Intervento di Francesca Mambro

08 Gennaio 2014 :

V° CONGRESSO DI NESSUNO TOCCHI CAINO
Intervento di Francesca Mambro
 
Una delle mie mansioni è cercare di convincere le amministrazioni locali ad acquistare copie del nostro “rapporto annuale sulla pena di morte” per poi regalarle alle scuole e alle biblioteche. Lo faccio ormai da 15 anni, e col passare del tempo diventa sempre più difficile. È difficile per i tagli ai budget, questo è ovvio, ma è difficile anche per un altro motivo, un motivo culturale: i funzionari o gli assessori con cui parlo magari non lo dicono esplicitamente, ma col passare degli anni sono sempre più convinti che “la pena di morte non sia una cosa importante, e comunque, non in Italia”. Un tempo non era così. Quando le ideologie erano più forti, ed i partiti più strutturati, e nei posti giusti arrivavano anche persone colte, parlavamo tutti una lingua comune, era chiaro a tutti che quello che accadeva dall’altra parte del mondo era in qualche modo collegato anche a noi.
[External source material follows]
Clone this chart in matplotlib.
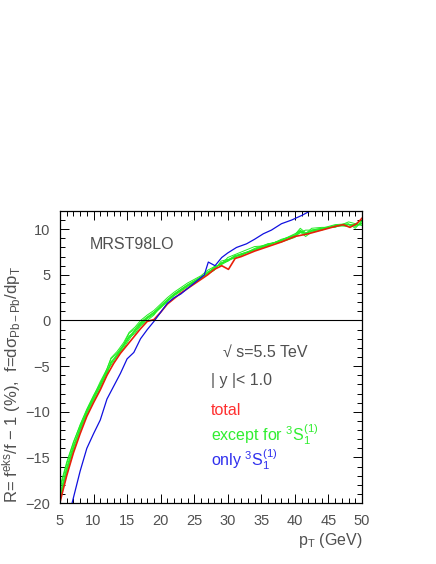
import matplotlib
matplotlib.use('Agg')
import matplotlib.pyplot as plt

plt.rcParams['font.family'] = ['Liberation Sans', 'DejaVu Sans']
plt.rcParams['mathtext.fontset'] = 'custom'
plt.rcParams['mathtext.rm'] = 'Liberation Sans'
plt.rcParams['mathtext.it'] = 'Liberation Sans'

# total
red_x = [5, 6, 7, 8, 9, 10, 11, 12, 13, 14, 15, 16, 17, 18, 19, 20, 21, 22, 23, 24,
         25, 26, 27, 28, 29.1, 30.1, 31.1, 32, 34, 36, 38, 40, 42, 44, 46, 47.2, 48.2, 49.2, 50]
red_y = [-19.9, -17.0, -14.5, -12.4, -10.5, -9.0, -7.6, -6.0, -4.7, -3.6, -2.7, -1.8, -0.9,
         -0.1, 0.1, 0.9, 1.8, 2.4, 3.0, 3.5, 4.0, 4.5, 5.0, 5.6, 6.0, 5.6, 6.8, 7.0, 7.6,
         8.1, 8.6, 9.2, 9.5, 9.9, 10.3, 10.5, 10.2, 10.6, 11.2]

# only 3S1(1)
blue_x = [6.8, 8, 9, 10, 11, 12, 13, 14, 15, 16, 17, 18, 19, 20, 21, 22, 23, 24, 25, 26,
          26.5, 27.1, 28.1, 29.1, 30, 31.3, 32.8, 34, 35.3, 36.5, 38, 39.5, 41, 42.3, 43.5]
blue_y = [-20.0, -16.5, -14.0, -12.4, -10.9, -8.6, -7.2, -5.8, -4.2, -3.5, -2.0, -1.0, -0.1,
          0.9, 1.9, 2.5, 2.9, 3.5, 4.1, 4.7, 5.0, 6.4, 6.0, 6.9, 7.4, 8.0, 8.4, 8.9, 9.5,
          9.9, 10.6, 11.0, 11.5, 12.0, 12.6]

# except for 3S1(1), several variants
green_x = [5, 6, 7, 8, 9, 10, 11, 12, 12.6, 13.5, 14.5, 15.3, 16.2, 17, 18, 19, 20, 21, 22,
           24, 26, 27, 28, 29, 30, 31, 32, 34, 36, 38, 40, 40.8, 41.6, 42.5, 44, 46, 48, 49, 50]
green_ys = [
    [-19.3, -16.3, -13.9, -11.8, -10.0, -8.5, -7.0, -5.3, -4.2, -3.6, -2.6, -1.4, -0.9, -0.2,
     0.4, 0.9, 1.5, 2.2, 2.8, 3.8, 4.7, 5.3, 5.7, 6.3, 6.6, 7.0, 7.2, 7.8, 8.3, 8.8, 9.4,
     10.1, 9.6, 9.8, 10.0, 10.3, 10.5, 10.4, 10.7],
    [-18.5, -15.7, -13.4, -11.4, -9.7, -8.2, -6.9, -5.5, -4.9, -3.9, -3.0, -2.1, -1.1, -0.5,
     0.2, 0.7, 1.4, 2.1, 2.7, 3.7, 4.6, 5.1, 5.9, 6.1, 6.5, 6.9, 7.3, 7.7, 8.2, 8.9, 9.3,
     9.6, 9.9, 9.9, 10.1, 10.5, 10.6, 10.1, 10.9],
    [-19.8, -16.8, -14.3, -12.1, -10.3, -8.8, -7.4, -5.9, -4.6, -3.8, -2.8, -1.9, -1.4, -0.6,
     0.0, 0.6, 1.6, 2.3, 2.9, 3.9, 4.8, 5.1, 5.5, 6.5, 6.7, 6.8, 7.1, 7.9, 8.4, 8.6, 9.1,
     9.7, 9.2, 9.7, 9.9, 10.4, 10.3, 10.6, 10.4],
    [-18.2, -15.5, -13.3, -11.5, -9.8, -8.3, -6.7, -5.3, -4.1, -3.4, -2.4, -1.3, -0.7, 0.0,
     0.6, 1.1, 1.8, 2.5, 3.1, 4.1, 4.9, 5.5, 5.9, 6.1, 6.9, 7.2, 7.5, 8.1, 8.2, 8.8, 9.5,
     9.8, 9.5, 10.1, 10.2, 10.2, 10.8, 10.6, 10.9],
    [-19.0, -16.1, -13.7, -11.9, -10.1, -8.6, -7.2, -5.7, -4.5, -3.9, -2.7, -1.8, -1.0, -0.3,
     0.3, 0.8, 1.4, 2.1, 2.8, 3.8, 4.6, 5.3, 5.7, 6.3, 6.5, 7.0, 7.2, 7.7, 8.3, 8.8, 9.3,
     9.9, 9.5, 9.8, 10.0, 10.4, 10.5, 10.3, 10.6],
    [-19.5, -16.5, -14.0, -11.7, -9.9, -8.4, -7.1, -5.6, -4.7, -3.7, -2.7, -1.7, -1.2, -0.4,
     0.3, 0.9, 1.6, 2.2, 2.9, 3.9, 4.7, 5.2, 5.8, 6.2, 6.6, 7.1, 7.3, 7.8, 8.4, 8.7, 9.2,
     9.8, 9.4, 9.9, 10.1, 10.3, 10.5, 10.5, 10.6],
]

x_ticks = [5, 10, 15, 20, 25, 30, 35, 40, 45, 50]
y_ticks = [-20, -15, -10, -5, 0, 5, 10]

text_col = '#505050'

fig = plt.figure(figsize=(4.36, 5.64), dpi=100)
ax = fig.add_axes([0.1376, 0.108, 0.6927, 0.518])

for gy in green_ys:
    ax.plot(green_x, gy, color='#22ee22', lw=0.7)
ax.plot(red_x, red_y, color='#e8200a', lw=1.2)
ax.plot(blue_x, blue_y, color='#1010e0', lw=0.9)
ax.axhline(0, color='black', lw=0.8)

ax.set_xlim(5, 50)
ax.set_ylim(-20, 12)
ax.set_xticks(x_ticks)
ax.set_yticks(y_ticks)
ax.set_xticks(range(5, 51), minor=True)
ax.set_yticks(range(-20, 13), minor=True)
ax.tick_params(which='both', direction='in', top=True, right=True, width=0.7, color='black',
               labelsize=10.5, labelcolor=text_col)
ax.tick_params(which='major', length=6.5)
ax.tick_params(which='minor', length=3.5)
ax.tick_params(axis='x', pad=8)
ax.tick_params(axis='y', pad=7)
for s in ax.spines.values():
    s.set_linewidth(0.9)

ax.set_xlabel(r'p$_{\rm T}$ (GeV)', fontsize=11.5, color=text_col, loc='right', labelpad=2)
ax.set_ylabel(r'R= f$^{\rm eks}$/f $-$ 1 (%),  f=d$\sigma_{\rm Pb-Pb}$/dp$_{\rm T}$',
              fontsize=12, color=text_col, loc='bottom', labelpad=2)

ax.text(0.10, 0.87, 'MRST98LO', transform=ax.transAxes, fontsize=11.5, color=text_col)
ax.text(0.54, 0.50, '√ s=5.5 TeV', transform=ax.transAxes, fontsize=11.5, color=text_col)
ax.text(0.50, 0.405, '| y |< 1.0', transform=ax.transAxes, fontsize=11.5, color=text_col)
ax.text(0.50, 0.30, 'total', transform=ax.transAxes, fontsize=11.5, color='#ff3030')
ax.text(0.50, 0.215, r'except for $^{3}$S$_{1}^{(1)}$', transform=ax.transAxes, fontsize=11.5,
        color='#30ee30')
ax.text(0.50, 0.13, r'only $^{3}$S$_{1}^{(1)}$', transform=ax.transAxes, fontsize=11.5,
        color='#3030ee')

fig.savefig('out.png', dpi=100)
Oggi questa consapevolezza non c’è più. Ma non è un problema solo di Caino. Una volta quelli della mia generazione, presi dall’euforia delle ideologie, sostenevano che “la libertà o è di tutti o non è di nessuno”. Io oggi mi ritrovo sempre più spesso a ripetere lo stesso concetto: i diritti umani, o sono di tutti, o non sono di nessuno. E i diritti umani, o li si prende tutti insieme, o non sono. I diritti umani del peggiore dei criminali sono gli stessi del malato, del bambino, del rifugiato politico, dell’esiliato, del malato mentale, dell’infedele, del miscredente, del portatore di handicap. Mi trovo a ripetere che non è saggio illudersi che ci siano abissi di differenza tra il cittadino innocente e il cittadino colpevole, perché chi è innocente oggi potrebbe essere colpevole domani, perché quello che oggi è innocenza o virtù, domani potrebbe essere altro, o perché alla fine ci si giudica sempre da soli, e nel segreto dell’anima tutti si sentono innocenti, o comunque pensano che i colpevoli siano gli altri. Ripeto con un filo di voce, spesso al telefono, che si equivalgono i diritti dell’indigente, del migrante, di chi nella vita ha sempre avuto ragione, e di chi ha sempre avuto torto, di chi è nato intelligente e di chi è nato stupido, di chi ha studiato e di chi non lo ha fatto.
Invece ormai non è più così, tutti sembrano dare per scontato che esistano diritti prioritari, urgenti, importanti, ed altri che possono aspettare. Che esistono persone che i diritti li hanno tutti, e persone che ne hanno solo una parte, o pochissimi. O che li avevano, i diritti, e per colpa del loro comportamento li avrebbero persi.
Caino fa anche questo, un piccolo e costante lavoro di memoria. Un teologo protestante ricordava che Gesù per l’ultima cena aveva invitato anche Giuda, sapendo benissimo che era un traditore, un infame. Il teologo invitava a ricordarci sempre di questa circostanza. Dio non vuole l’esclusione nemmeno dei traditori, gli uomini invece passano il loro tempo ad escludersi l’un l’altro, a processarsi, a condannarsi.
Caino è più protestante dei teologi protestanti, e non solo si ricorda che Caino è il nostro antenato comune ed è illusorio sperare di essere poi tanto diversi da lui, ma sospetta anche che il Giuda che Cristo ha volutamente invitato all’ultima cena perché “tutto si compisse”, quel Giuda, è ancora qui con noi. Anche per noi occuparci dei peggiori tra i peggiori fa parte del disegno. Io poi non sono migliore degli altri Caini, e sono abbastanza convinta che, paludamenti a parte, Giuda siamo noi. Siamo quel Giuda che costantemente tradisce non tanto Dio, che tanto lui se la cava benissimo anche senza di noi, ma gli altri esseri umani, gli altri discendenti di Caino.